A few months later, it finally reappeared. Somehow, the ship had been marooned on the São Nicolau island of Cabo Verde (now Cape Verde, but then a Portuguese territory 350 miles off the west coast of Africa). The crew were nowhere to be seen and the cargo was commandeered by local police. But when it was found to contain hundreds upon hundreds of keyboards and synths, an anti-colonial leader called Amílcar Cabral declared the instruments should be distributed equally among the archipelago’s schools.

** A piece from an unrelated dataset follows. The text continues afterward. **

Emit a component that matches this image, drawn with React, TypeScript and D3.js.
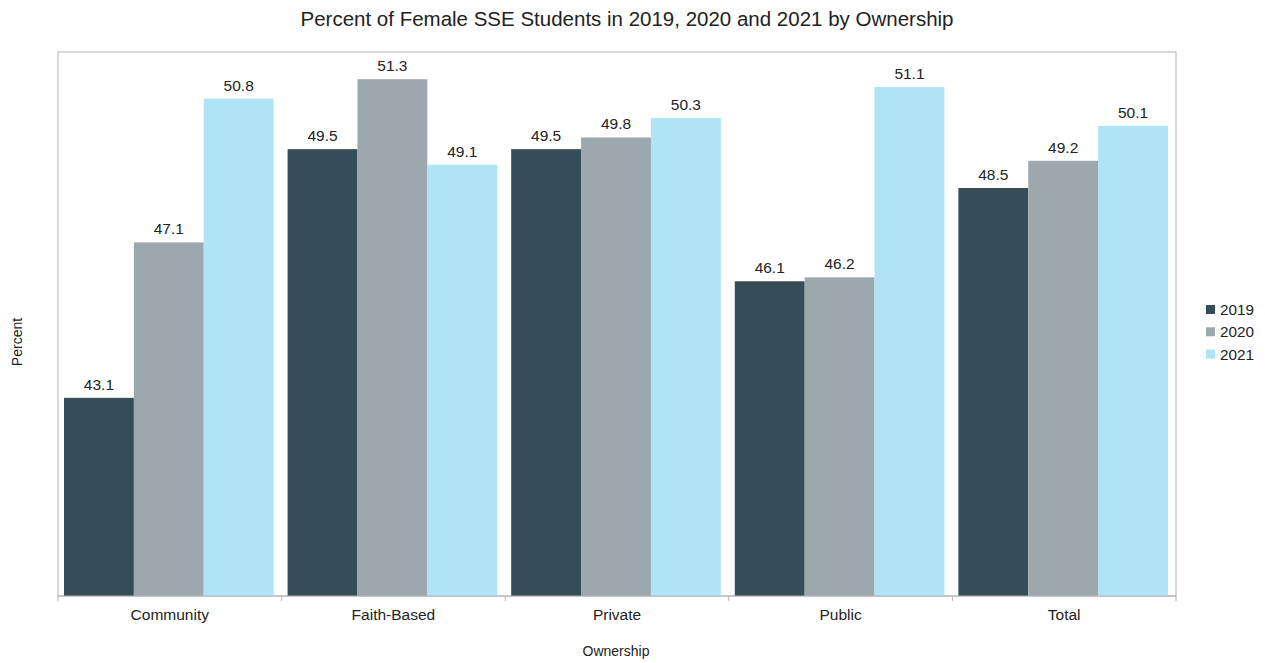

Overnight, a whole generation of young Cabo Verdeans gained free access to cutting-edge music gear. According to Frankfurt-based rarities label Analog Africa, this bizarre turn of fate can be directly credited with inspiring the island’s explosion of newly electrified sounds following independence in 1975, and has now been documented on its on its latest compilation, Space Echo – The Mystery Behind The Cosmic Sound Of Cabo Verde.
The synths, it is claimed, helped modernise the indigenous folk dances morna and coladeira, as well as funaná – an African style previously outlawed by the Portuguese – by figures such as star arranger Paulino Vieira, one of the schoolkids who benefited from the haul. In Vieira’s music, makeshift percussive contraptions such as the ferrinho (an iron bar scraped with a knife) were layered with Nile Rodgers disco guitars, frisky synth solos and the whirling rhythms of Latin American bolero and salsa. All of it is dazingly repetitive and trippy, coming across like the soundtrack to some sort of lost sci-fi B-movie.
Forward-looking vintage sounds from Africa are enjoying a moment across Europe right now, but Analog Africa founder Samy Ben Redjeb says he set up his label to highlight the hidden scenes on a continent whose music has too often been blurred into one.
“Before it was all just ‘world music’, but people are starting to see that this is just a bullshit word,” he explains. “People are starting to understand that every African region has different sounds and styles of music. We’re starting to break that all down.”
Now, enthusiasts may become familiar with the futuristic, trippy sounds of 1970s and 80s Cape Verde. But what if that cargo had never lost its way? Cabo Verde’s cosmic sound wouldn’t just be steeped in mystery, it wouldn’t even exist. They say most music scenes are born by accident, but it’s rarely as literal as this.